Yesterday, April 22, Barbra Streisand received the Film Society of Lincoln Center’s Chaplin Award. In announcing the award on behalf of the Film Society, Ann Tenenbaum cited Yentl as representative of Streisand’s achievement, a “milestone film.” Yentl was the first flick to have an American woman serve as writer, director, producer, and star. But Yentl also was and is a milestone film because it gave voice, loudly and unrelentingly, to the frustrations and longings keenly felt by a generation of smart, mouthy Jewish women. Born of the old world, Yentl spoke to new world Jewish feminists.
Of course, long before Yentl, Babs had become an icon for Jewish women. A great deal of attention has been paid to the ways in which Streisand made Jewish beautiful. While some of us don’t regard her being featured on the cover of Playboy in 1977 as a compliment, her refusal of nose and surname changes have always been cause for kvelling. The drama of her hair from wild Jewfro to WASPY wisps and back again in The Way We Were struck some of us as a form of talking back to culturally dominant standards of beauty (and I know that I’m not alone in thinking that she was more beautiful before her makeover in The Mirror Has Two Faces). Those of us who hail from Brooklyn, Babs’s old stomping ground and the site of her recent Barclays Center homecoming, also felt the power of identification born of Jewish geography. But Yentl was different. That milestone film indirectly projected on-screen the experience of a generation that was confronting and transcending the impediments to living a full intellectual and spiritual Jewish life.
Yentl came out in 1983. Just a year earlier, I had been a college senior.
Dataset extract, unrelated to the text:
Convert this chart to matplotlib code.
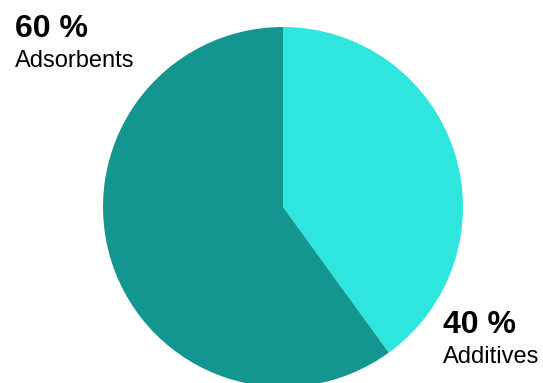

The director of Hillel, who was also my academic advisor, recommended that I attend an institution where I would be likely to find a nice Jewish husband who would give me the Jewish children I had a responsibility to bear to counter the genocidal work of Hitler. I refrained from cursing this kosher pig out loud, but I left that office feeling at odds with my tribe and wondering whether feminism and Jewishness might be another marriage I didn’t want–or worse, couldn’t have.